Where do you see precision ag heading in the next decade?
Precision ag over the past two decades, the 2000s were really all about GPS and auto guidance – self-guided machines through the field. The 2010s were all about data management. With cloud and connectivity, it really took a ton of information that was locked in desktop computers and put on binders – literally printed maps on binders and shelves in farmers’ offices – and moved it to the cloud. That created a whole new opportunity for easy data flow, easy visualization and insight creation for farmers. The 2020s are really all about computer vision and machine learning. How can we continue to augment the farmer’s senses with additional sensors and cameras, and then use the power of machine learning and artificial intelligence to sense and ultimately act on behalf of the farmer?

Deere bought a Silicon Valley-based company called Blue River Technology in 2017. They’re focused on exactly that, on leveraging computer vision and machine learning to differentiate between a weed and a healthy plant. We’re on a path to reduce herbicide applications by as much as 80 or 90%, because instead of broadcasting we’re literally managing at the plant level and only spraying the weeds. If you think about agriculture, we’ve gone from managing at the farm level to the field level, to the subfield level, because of GPS, automation, because of cloud-based computing and data management. The next decade is all about moving from the subfield level to plant level management, making sure that every seed gets placed perfectly, making sure that every weed is killed and every plant is nurtured individually. And then at the end of the season, we can harvest the entire crop efficiently.

Do you see much technology sharing with the on-road commercial vehicle sector for autonomous solutions?
Part of the reason that agriculture will be able to drive autonomy into the future is because vehicles will help us keep the costs of the infrastructure required in check. Agriculture also is in a unique position that maybe allows us to do it at scale faster because we are managing in very distinct plots of land without a lot of people running around. From a safety perspective, we know we have to borrow perception systems and obstacle-avoidance systems from other industries, but that we possibly have opportunities to use them at higher scale.

Now, the thing that makes it harder for us is we’re not just trying to get from point A to point B safely. We’re trying to do that and execute a job – placing hundreds of seeds per second at two inches deep, two inches apart from each other, which isn’t an easy thing to do. There’s a lot of instinct and monitoring that the operator does in the cab of a tractor or combine or sprayer today. Agriculture can’t move to autonomous solutions until we’re confident that they can do the job as good if not better than an operated vehicle. That challenge is a big one for us, because there’s a tremendous amount of automation of jobs that we’re executing beyond just driving.

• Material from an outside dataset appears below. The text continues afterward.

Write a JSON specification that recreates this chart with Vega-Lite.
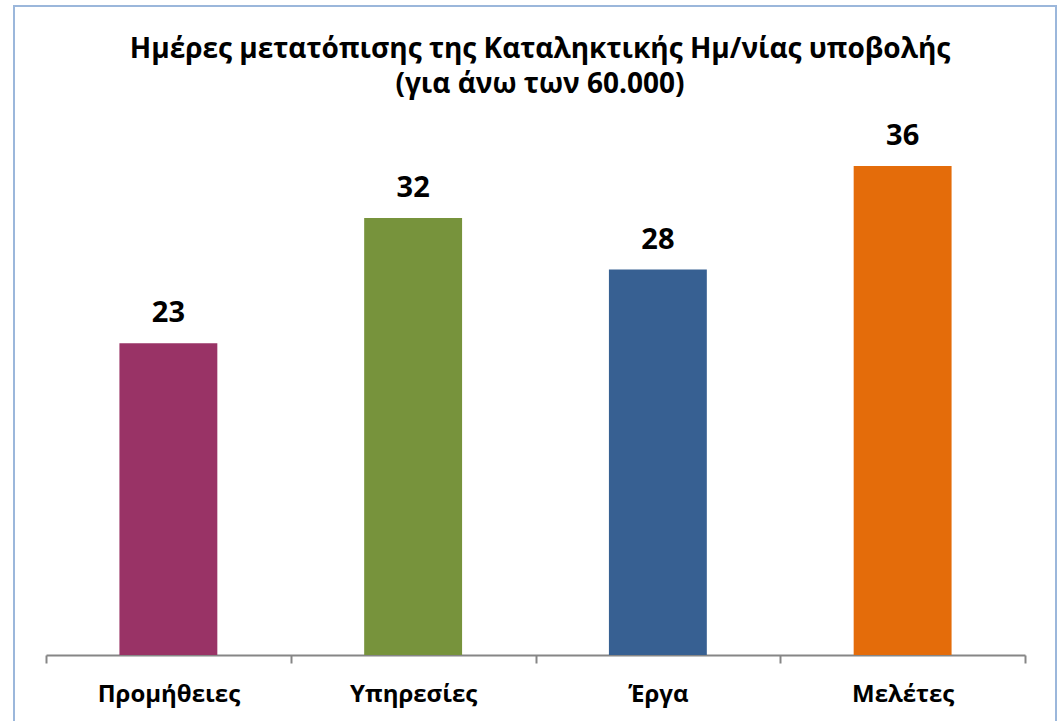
{
  "$schema": "https://vega.github.io/schema/vega-lite/v6.json",
  "width": 1042,
  "height": 716,
  "autosize": {"type": "none"},
  "padding": {"left": 14, "top": 6, "right": 4, "bottom": 0},
  "background": "white",
  "config": {"view": {"stroke": "#9BB7DB", "strokeWidth": 2}, "font": "Open Sans"},
  "title": {
    "text": ["Ημέρες μετατόπισης της Καταληκτικής Ημ/νίας υποβολής", "(για άνω των 60.000)"],
    "font": "Open Sans",
    "fontSize": 28,
    "fontWeight": "bold",
    "color": "black",
    "anchor": "middle",
    "frame": "group",
    "offset": -115,
    "dx": 5,
    "lineHeight": 35,
    "baseline": "alphabetic"
  },
  "data": {
    "values": [
      {"category": "Προμήθειες", "days": 23.0},
      {"category": "Υπηρεσίες", "days": 32.25},
      {"category": "Έργα", "days": 28.45},
      {"category": "Μελέτες", "days": 36.1}
    ]
  },
  "encoding": {
    "x": {
      "field": "category",
      "type": "nominal",
      "sort": null,
      "scale": {"range": [32, 1011], "paddingInner": 0, "paddingOuter": 0},
      "axis": {
        "title": null,
        "labelAngle": 0,
        "tickBand": "extent",
        "domainColor": "#868686",
        "domainWidth": 2,
        "tickColor": "#868686",
        "tickWidth": 2,
        "tickSize": 8,
        "labelFont": "Open Sans",
        "labelFontSize": 24,
        "labelFontWeight": "bold",
        "labelColor": "black",
        "labelBaseline": "alphabetic",
        "labelPadding": 38,
        "offset": -67,
        "grid": false
      }
    }
  },
  "layer": [
    {
      "mark": {"type": "bar", "width": {"band": 0.4}},
      "encoding": {
        "y": {"field": "days", "type": "quantitative", "scale": {"domain": [-4.945, 47.9], "nice": false, "zero": false}, "axis": null},
        "y2": {"datum": 0},
        "color": {
          "field": "category",
          "type": "nominal",
          "scale": {"domain": ["Προμήθειες", "Υπηρεσίες", "Έργα", "Μελέτες"], "range": ["#993366", "#77933C", "#376092", "#E46C0A"]},
          "legend": null
        }
      }
    },
    {
      "mark": {"type": "text", "baseline": "alphabetic", "dy": -21, "fontSize": 29, "fontWeight": "bold", "font": "Open Sans", "color": "black"},
      "encoding": {
        "y": {"field": "days", "type": "quantitative"},
        "text": {"field": "days", "type": "quantitative", "format": ".0f"}
      }
    }
  ]
}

What’s the timeline for when autonomous systems approach the same level as human operations?
Some jobs are easier to do it on than others. In the coming years we will see some agricultural jobs become autonomous-ready. There are solutions out there already. In 2001, we demonstrated an autonomous orchard tractor, so we’ve been ideating about this for two decades. Yet, it’s not here. But because all of the technology converging – persistent 5G connectivity, the cloud, GPS – and because of all the automation we’ve already been doing that’s valuable even with an operator in the seat, we’re getting closer to it every day.